In serata, militari hanno fatto irruzione nella sede della Lega nazionale per la democrazia, partito vincitore delle ultime elezioni non riconosciute dai militari, e distrutto quanto vi si trovata. Un atto intimidatorio, come il coprifuoco notturno, la legge marziale, la proibizione di raduni di più di cinque persone, le minacce contro chi osi minare la «stabilità» del Paese. Senza tenere conto che il Paese non intende più tornare nel buco nero della dittatura che ha significato repressione e miseria. La popolazione sa di poter contare sul sostegno internazionale. Discorso rovesciato per per il regime che rischia isolamento e sanzioni che nemmeno l’appoggio cinese potrebbe compensare.
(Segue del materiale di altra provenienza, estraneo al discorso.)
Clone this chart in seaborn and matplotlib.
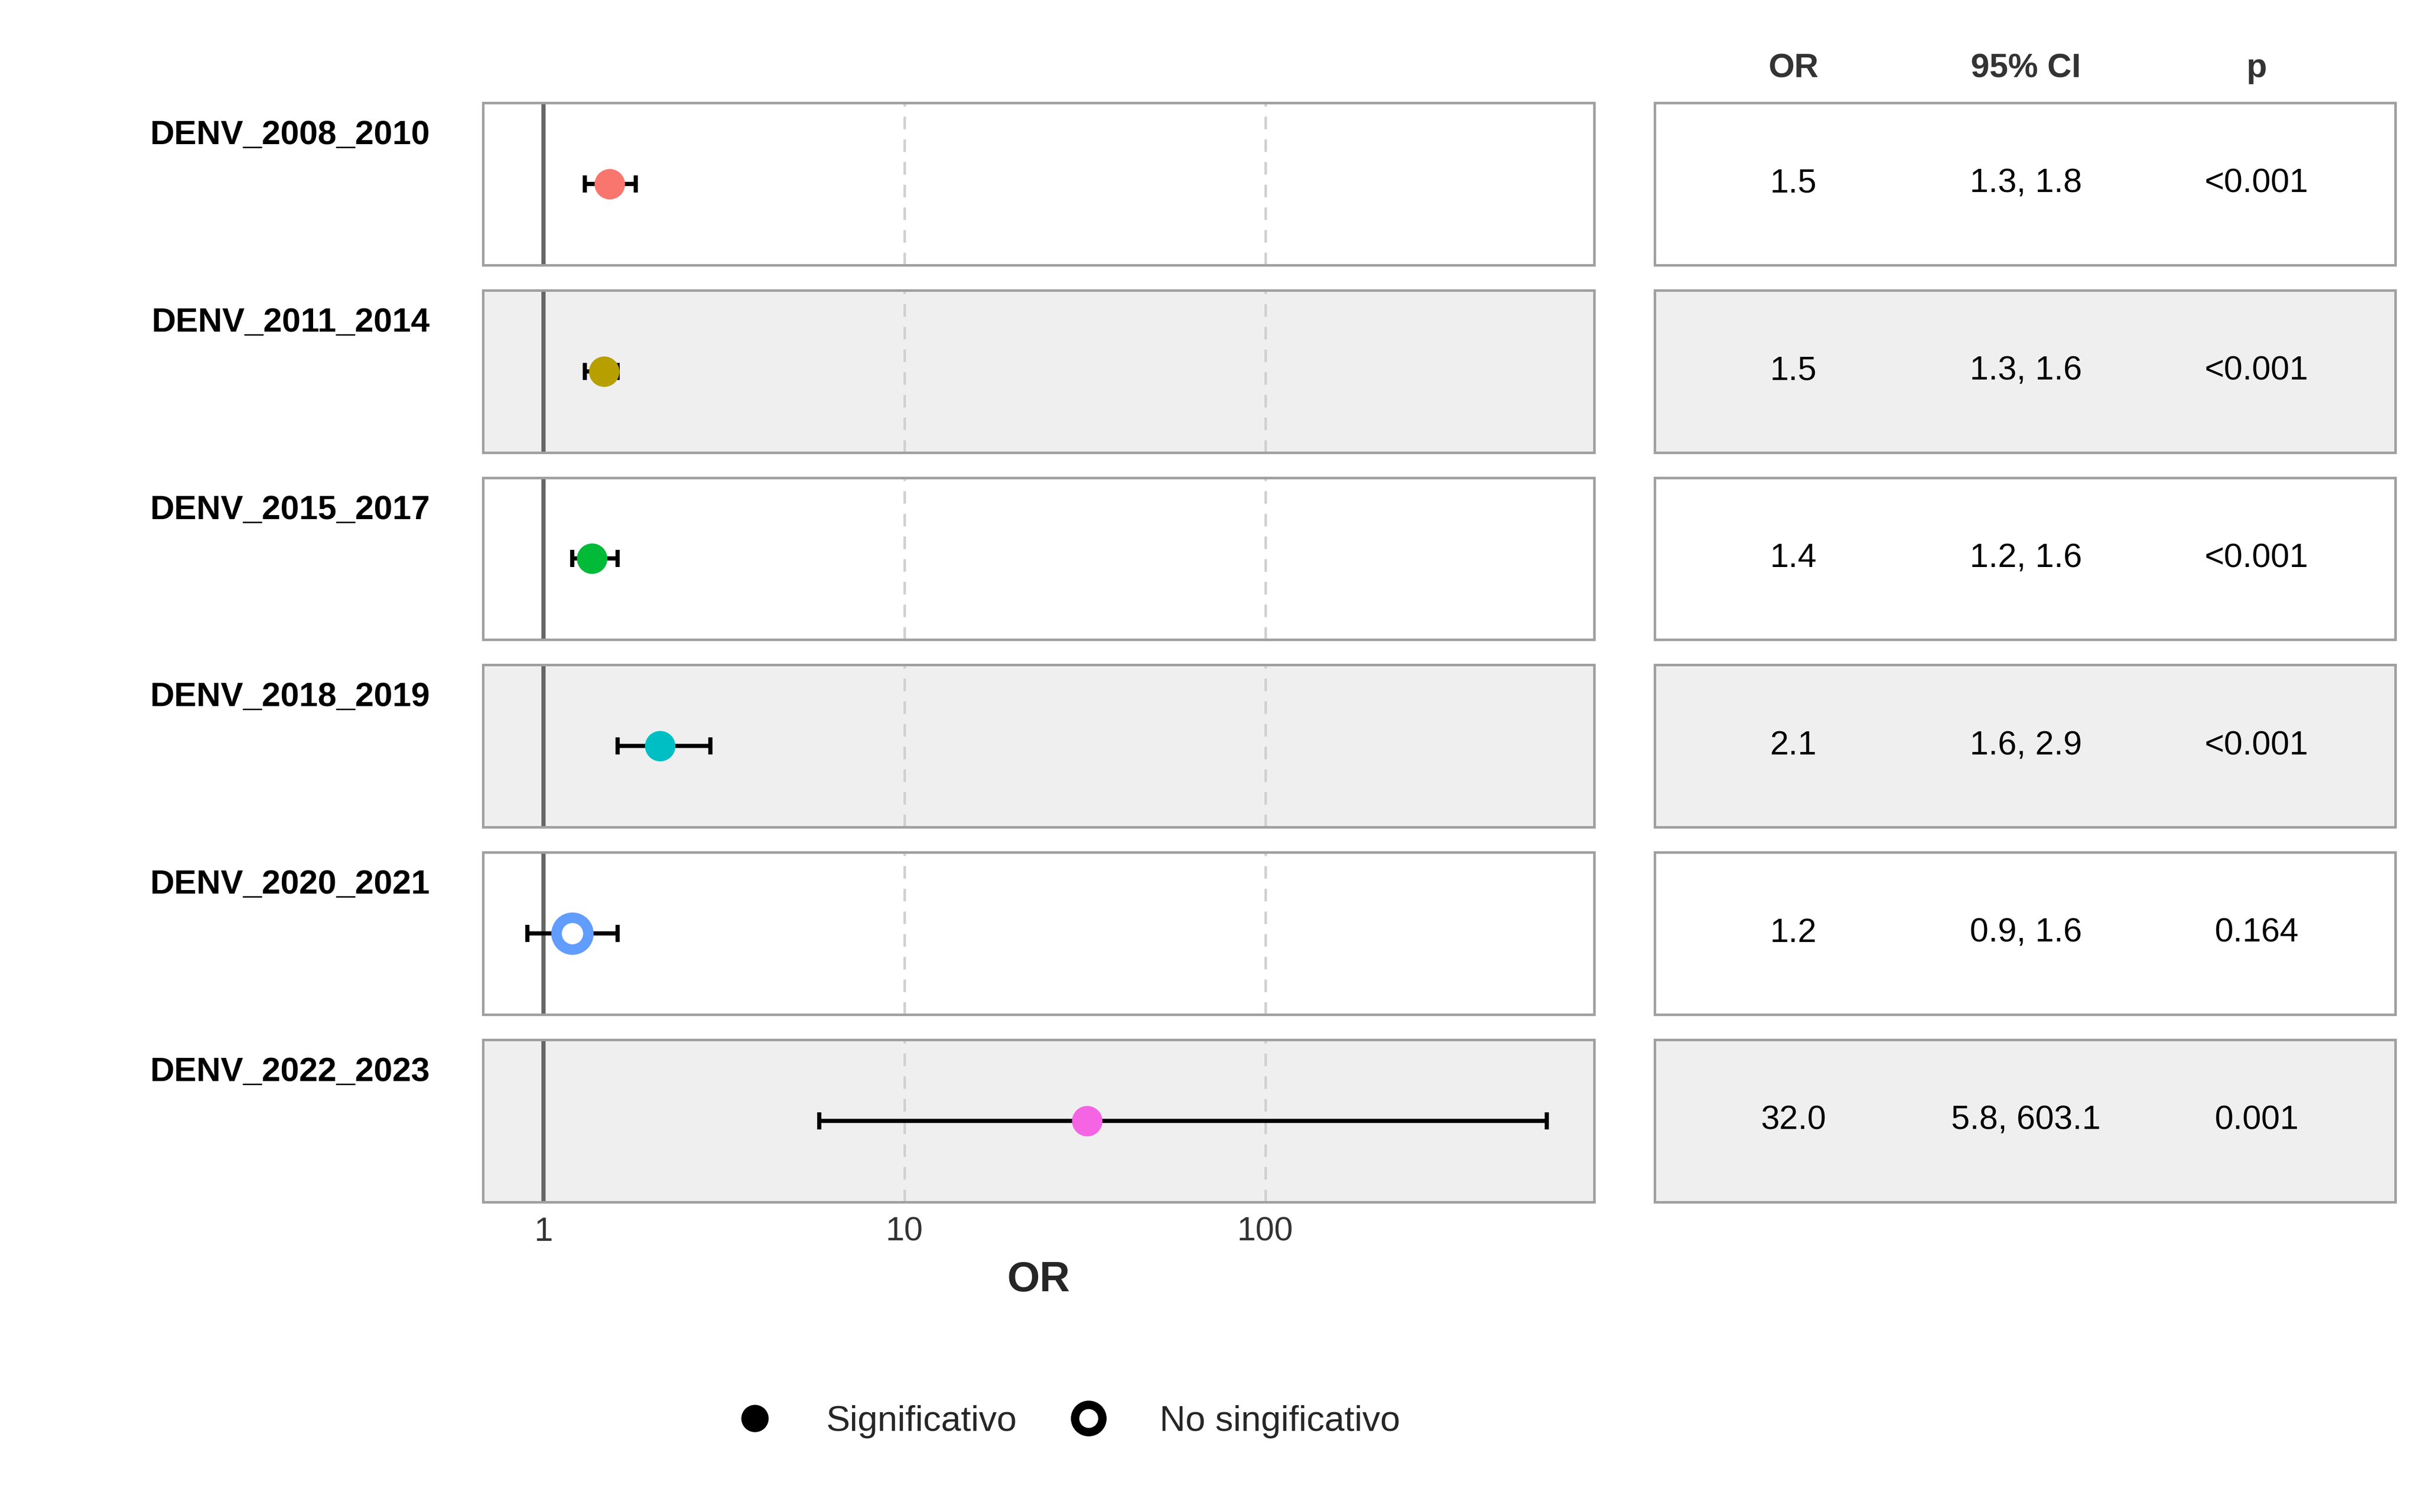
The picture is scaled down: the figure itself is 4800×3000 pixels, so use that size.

La folla coperta di plastica per proteggersi dagli idranti

La folla coperta di plastica per proteggersi dagli idranti - Reuters

La Nuova Zelanda ha deciso, con un discorso duro e ispirato della premier Jacinda Ardern, di rompere gli indugi e sospendere i rapporti diplomatici con il Myanmar, chiudendo anche le porte a ogni ingresso di militari birmani o individui connessi con i loro interessi. Altri Paesi potrebbero presto seguire l’esempio neozelandese, mentre il Consiglio per i diritti umani dell’Onu terrà venerdì una sessione straordinaria su richiesta dell’Unione Europea e della Gran Bretagna.

Le tensioni più forti si sono trasferite da Yangon, la principale città del Paese, a lungo sede della lotta nonviolenta della premio Nobel per la Pace Aung San Suu Kyi e della sua Lega nazionale per la democrazia, a Naypyidaw, asettica capitale politica costruita negli anni della dittatura per isolare e “proteggere” il regime militare dall’opposizione interna come da temuti attacchi dall’esterno. Un isolamento oggi anacronistico. L’incredulità delle prime ore e la frustrazione dei primi giorni si è trasformata in rabbia e l’uccisione di ieri ha alzato ancora i toni, con la protesta che circola su Internet, irridendo la giunta e chiedendo l’intervento internazionale. E chiamando allo sciopero generale.